### What you have to do
Skip the pictures, please, and write out exactly the lines from the opening of the data through the line containing "const totalChange = '+4%';".

### Dataset extract
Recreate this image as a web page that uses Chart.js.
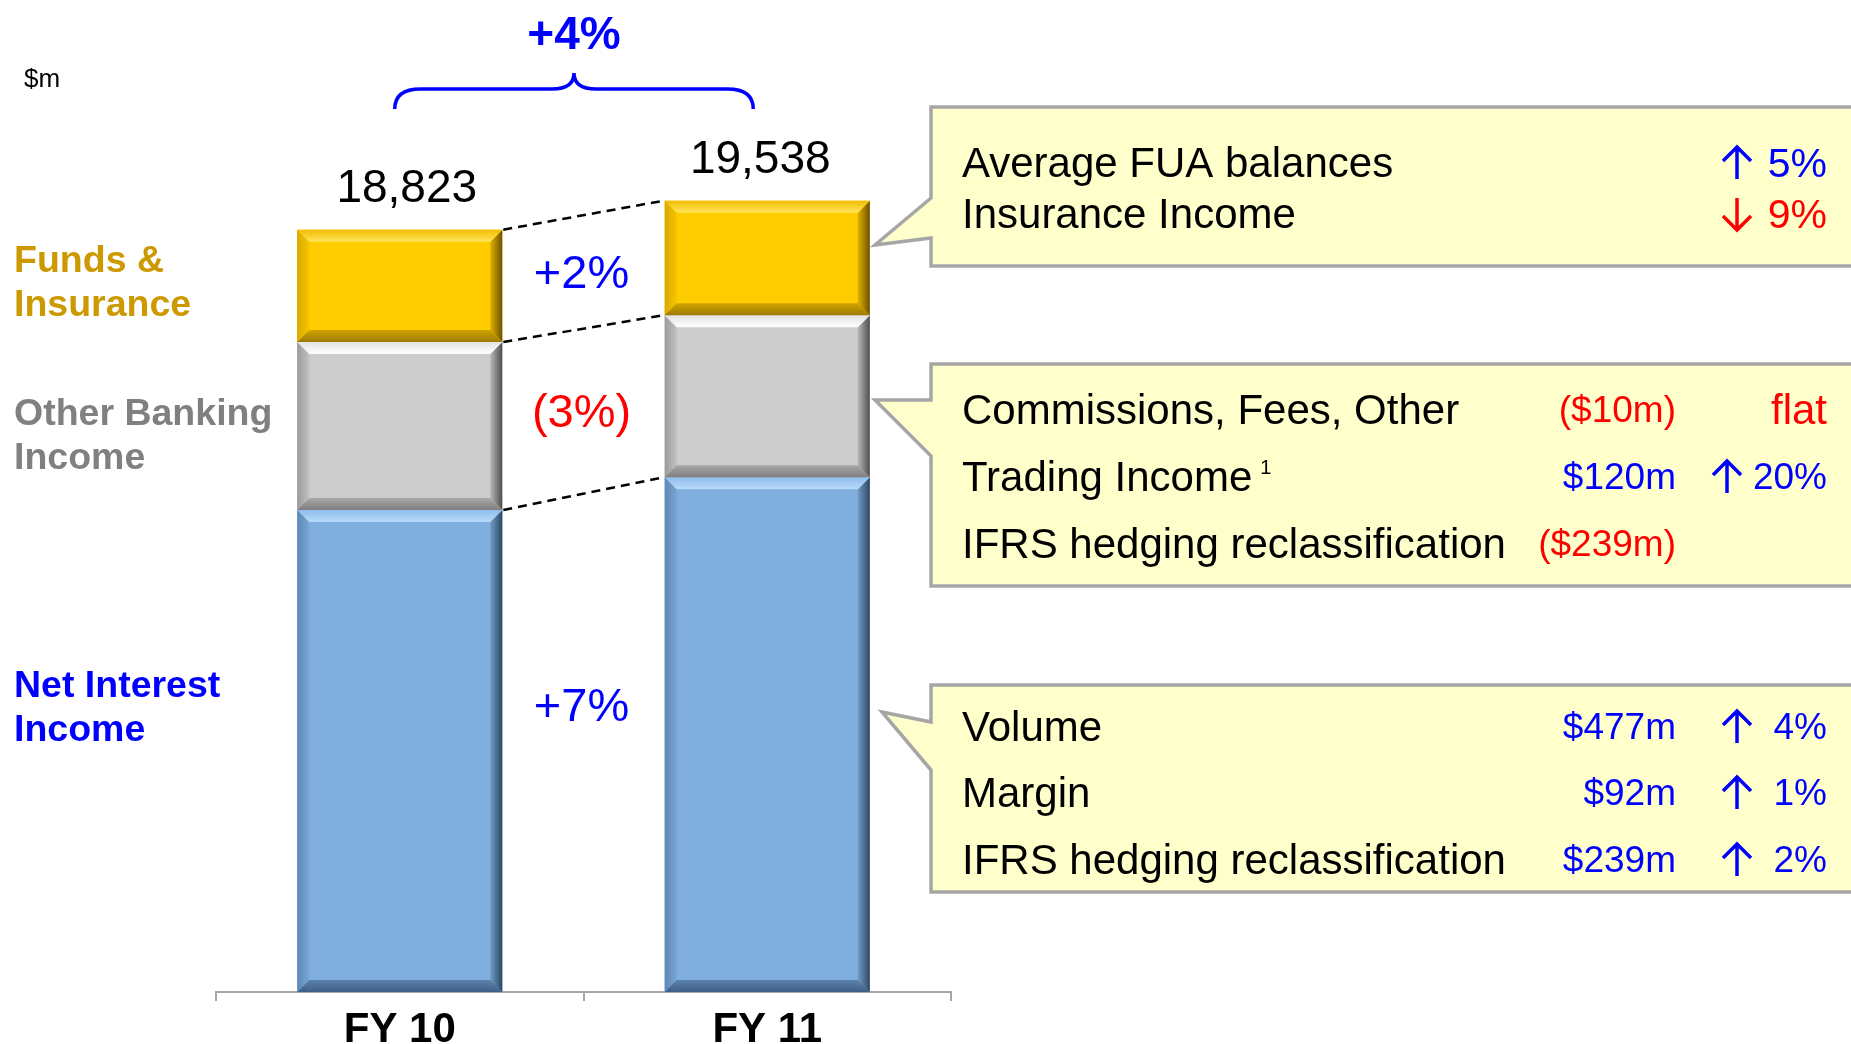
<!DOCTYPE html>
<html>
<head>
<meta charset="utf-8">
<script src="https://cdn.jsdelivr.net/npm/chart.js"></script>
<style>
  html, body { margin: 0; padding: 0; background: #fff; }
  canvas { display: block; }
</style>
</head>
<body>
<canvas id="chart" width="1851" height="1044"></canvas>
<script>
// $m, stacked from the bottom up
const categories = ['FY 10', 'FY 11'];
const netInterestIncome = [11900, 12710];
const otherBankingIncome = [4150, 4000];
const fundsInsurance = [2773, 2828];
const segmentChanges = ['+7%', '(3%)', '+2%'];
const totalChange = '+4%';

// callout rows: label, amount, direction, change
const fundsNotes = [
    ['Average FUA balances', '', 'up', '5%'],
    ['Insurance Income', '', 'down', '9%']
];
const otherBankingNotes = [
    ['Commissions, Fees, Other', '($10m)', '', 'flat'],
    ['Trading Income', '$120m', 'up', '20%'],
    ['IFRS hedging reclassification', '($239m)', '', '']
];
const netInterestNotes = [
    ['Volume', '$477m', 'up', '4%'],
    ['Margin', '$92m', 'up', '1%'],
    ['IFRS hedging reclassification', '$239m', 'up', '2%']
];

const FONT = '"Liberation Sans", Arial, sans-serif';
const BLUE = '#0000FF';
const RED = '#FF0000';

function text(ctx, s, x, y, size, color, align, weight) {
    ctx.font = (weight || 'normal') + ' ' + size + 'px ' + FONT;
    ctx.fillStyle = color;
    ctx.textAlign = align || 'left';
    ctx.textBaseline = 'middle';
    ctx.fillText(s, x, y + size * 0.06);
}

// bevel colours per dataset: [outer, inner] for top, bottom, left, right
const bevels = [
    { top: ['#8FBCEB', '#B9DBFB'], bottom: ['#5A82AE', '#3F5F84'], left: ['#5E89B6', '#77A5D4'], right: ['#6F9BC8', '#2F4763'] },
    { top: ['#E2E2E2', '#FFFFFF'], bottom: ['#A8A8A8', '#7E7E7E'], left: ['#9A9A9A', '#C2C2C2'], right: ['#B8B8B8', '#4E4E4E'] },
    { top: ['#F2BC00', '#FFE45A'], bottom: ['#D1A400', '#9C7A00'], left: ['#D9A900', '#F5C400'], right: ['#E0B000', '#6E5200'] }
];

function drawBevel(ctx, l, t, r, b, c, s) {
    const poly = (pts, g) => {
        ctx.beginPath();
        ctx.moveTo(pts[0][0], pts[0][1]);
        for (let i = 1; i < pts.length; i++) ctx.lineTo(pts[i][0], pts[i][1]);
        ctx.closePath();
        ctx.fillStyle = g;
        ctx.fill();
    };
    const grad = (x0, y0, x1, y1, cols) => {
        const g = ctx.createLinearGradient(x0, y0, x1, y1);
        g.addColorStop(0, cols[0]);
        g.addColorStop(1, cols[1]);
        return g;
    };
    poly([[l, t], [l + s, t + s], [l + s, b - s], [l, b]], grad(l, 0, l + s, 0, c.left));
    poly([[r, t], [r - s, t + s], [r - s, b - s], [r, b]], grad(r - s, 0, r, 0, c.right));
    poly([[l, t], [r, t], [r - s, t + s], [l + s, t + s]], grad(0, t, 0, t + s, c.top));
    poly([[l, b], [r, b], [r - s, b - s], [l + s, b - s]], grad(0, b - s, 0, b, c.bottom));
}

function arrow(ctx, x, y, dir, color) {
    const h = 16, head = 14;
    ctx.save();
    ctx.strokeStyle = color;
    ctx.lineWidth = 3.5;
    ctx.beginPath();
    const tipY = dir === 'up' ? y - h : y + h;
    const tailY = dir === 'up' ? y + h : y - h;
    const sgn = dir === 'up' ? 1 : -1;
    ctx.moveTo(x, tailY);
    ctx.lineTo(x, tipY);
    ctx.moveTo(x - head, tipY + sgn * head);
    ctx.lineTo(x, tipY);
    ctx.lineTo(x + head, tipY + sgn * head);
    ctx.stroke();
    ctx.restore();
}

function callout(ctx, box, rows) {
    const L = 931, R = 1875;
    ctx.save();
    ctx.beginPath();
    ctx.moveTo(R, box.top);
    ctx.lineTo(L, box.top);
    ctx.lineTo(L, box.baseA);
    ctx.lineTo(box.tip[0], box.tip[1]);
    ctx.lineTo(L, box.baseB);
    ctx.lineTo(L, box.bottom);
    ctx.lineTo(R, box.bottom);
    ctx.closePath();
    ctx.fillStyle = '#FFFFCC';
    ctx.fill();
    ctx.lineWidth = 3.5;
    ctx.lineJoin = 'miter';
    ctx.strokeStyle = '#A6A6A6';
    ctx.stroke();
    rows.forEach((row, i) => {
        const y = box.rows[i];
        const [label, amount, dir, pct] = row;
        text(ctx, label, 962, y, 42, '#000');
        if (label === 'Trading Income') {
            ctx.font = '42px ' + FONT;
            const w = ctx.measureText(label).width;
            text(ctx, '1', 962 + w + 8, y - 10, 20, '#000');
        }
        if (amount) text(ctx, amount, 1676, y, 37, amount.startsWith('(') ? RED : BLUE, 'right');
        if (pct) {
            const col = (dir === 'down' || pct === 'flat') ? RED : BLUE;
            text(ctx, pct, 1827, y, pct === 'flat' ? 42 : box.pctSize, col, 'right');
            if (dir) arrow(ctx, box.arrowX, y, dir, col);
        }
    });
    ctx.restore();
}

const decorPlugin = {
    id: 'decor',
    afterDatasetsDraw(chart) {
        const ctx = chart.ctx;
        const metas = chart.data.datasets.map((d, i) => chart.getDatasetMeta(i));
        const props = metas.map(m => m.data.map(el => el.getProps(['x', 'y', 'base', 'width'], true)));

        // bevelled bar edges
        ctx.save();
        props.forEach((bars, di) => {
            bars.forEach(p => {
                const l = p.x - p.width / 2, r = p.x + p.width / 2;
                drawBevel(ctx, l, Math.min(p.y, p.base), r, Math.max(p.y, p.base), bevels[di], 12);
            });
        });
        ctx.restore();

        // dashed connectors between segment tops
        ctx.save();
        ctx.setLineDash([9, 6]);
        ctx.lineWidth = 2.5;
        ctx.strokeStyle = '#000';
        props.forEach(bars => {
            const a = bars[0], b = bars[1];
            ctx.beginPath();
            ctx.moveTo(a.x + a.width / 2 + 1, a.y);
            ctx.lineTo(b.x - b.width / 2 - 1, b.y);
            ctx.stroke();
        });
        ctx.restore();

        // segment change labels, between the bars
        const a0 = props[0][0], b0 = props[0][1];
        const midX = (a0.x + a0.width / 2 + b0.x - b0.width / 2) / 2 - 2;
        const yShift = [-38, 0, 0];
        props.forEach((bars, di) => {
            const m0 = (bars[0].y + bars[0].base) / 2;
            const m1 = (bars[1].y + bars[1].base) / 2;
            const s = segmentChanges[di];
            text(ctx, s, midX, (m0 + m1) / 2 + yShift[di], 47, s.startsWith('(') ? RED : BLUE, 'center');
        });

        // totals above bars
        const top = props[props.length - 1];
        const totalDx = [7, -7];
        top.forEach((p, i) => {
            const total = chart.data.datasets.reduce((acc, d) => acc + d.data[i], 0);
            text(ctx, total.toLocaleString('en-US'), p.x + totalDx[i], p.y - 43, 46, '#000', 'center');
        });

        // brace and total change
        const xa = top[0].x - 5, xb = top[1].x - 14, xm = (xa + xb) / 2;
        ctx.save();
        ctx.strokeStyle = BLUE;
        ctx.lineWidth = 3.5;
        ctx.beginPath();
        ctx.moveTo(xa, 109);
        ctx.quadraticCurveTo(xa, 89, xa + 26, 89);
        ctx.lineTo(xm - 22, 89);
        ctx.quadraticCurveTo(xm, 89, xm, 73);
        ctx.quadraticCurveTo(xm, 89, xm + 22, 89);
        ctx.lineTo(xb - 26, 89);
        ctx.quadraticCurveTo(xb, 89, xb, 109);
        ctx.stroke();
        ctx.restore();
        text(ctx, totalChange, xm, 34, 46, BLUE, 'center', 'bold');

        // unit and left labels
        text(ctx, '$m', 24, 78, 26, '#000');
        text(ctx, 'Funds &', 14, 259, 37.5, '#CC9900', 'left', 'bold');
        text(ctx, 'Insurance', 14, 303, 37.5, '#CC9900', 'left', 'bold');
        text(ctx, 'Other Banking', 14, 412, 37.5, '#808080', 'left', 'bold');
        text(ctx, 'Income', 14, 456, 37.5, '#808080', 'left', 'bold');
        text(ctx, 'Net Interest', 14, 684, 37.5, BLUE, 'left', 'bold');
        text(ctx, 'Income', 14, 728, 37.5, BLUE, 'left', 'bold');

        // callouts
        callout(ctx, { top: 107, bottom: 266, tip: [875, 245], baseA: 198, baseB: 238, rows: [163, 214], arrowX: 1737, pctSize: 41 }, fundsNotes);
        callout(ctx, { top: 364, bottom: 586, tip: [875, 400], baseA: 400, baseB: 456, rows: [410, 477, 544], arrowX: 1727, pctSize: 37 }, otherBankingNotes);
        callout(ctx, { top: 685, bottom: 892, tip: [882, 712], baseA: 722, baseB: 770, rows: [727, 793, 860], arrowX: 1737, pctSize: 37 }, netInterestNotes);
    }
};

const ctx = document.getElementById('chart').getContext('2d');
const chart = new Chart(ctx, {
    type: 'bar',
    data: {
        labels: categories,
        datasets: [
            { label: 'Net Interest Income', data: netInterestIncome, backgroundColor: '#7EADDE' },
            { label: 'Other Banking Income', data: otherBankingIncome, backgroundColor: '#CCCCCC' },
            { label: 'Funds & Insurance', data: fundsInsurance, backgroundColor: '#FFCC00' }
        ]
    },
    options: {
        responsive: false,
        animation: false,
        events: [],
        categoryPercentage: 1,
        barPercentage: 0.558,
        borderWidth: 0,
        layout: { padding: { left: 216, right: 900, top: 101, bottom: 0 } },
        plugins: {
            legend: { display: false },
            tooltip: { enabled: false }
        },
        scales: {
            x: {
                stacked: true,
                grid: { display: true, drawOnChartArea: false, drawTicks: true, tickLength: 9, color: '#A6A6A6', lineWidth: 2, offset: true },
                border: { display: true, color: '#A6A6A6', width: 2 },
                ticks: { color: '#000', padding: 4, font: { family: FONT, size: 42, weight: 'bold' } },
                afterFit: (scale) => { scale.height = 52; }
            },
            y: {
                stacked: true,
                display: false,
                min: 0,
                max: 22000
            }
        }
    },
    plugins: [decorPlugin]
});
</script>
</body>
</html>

### Correct answer
Recreate this image as a web page that uses Chart.js.
<!DOCTYPE html>
<html>
<head>
<meta charset="utf-8">
<script src="https://cdn.jsdelivr.net/npm/chart.js"></script>
<style>
  html, body { margin: 0; padding: 0; background: #fff; }
  canvas { display: block; }
</style>
</head>
<body>
<canvas id="chart" width="1851" height="1044"></canvas>
<script>
// $m, stacked from the bottom up
const categories = ['FY 10', 'FY 11'];
const netInterestIncome = [11900, 12710];
const otherBankingIncome = [4150, 4000];
const fundsInsurance = [2773, 2828];
const segmentChanges = ['+7%', '(3%)', '+2%'];
const totalChange = '+4%';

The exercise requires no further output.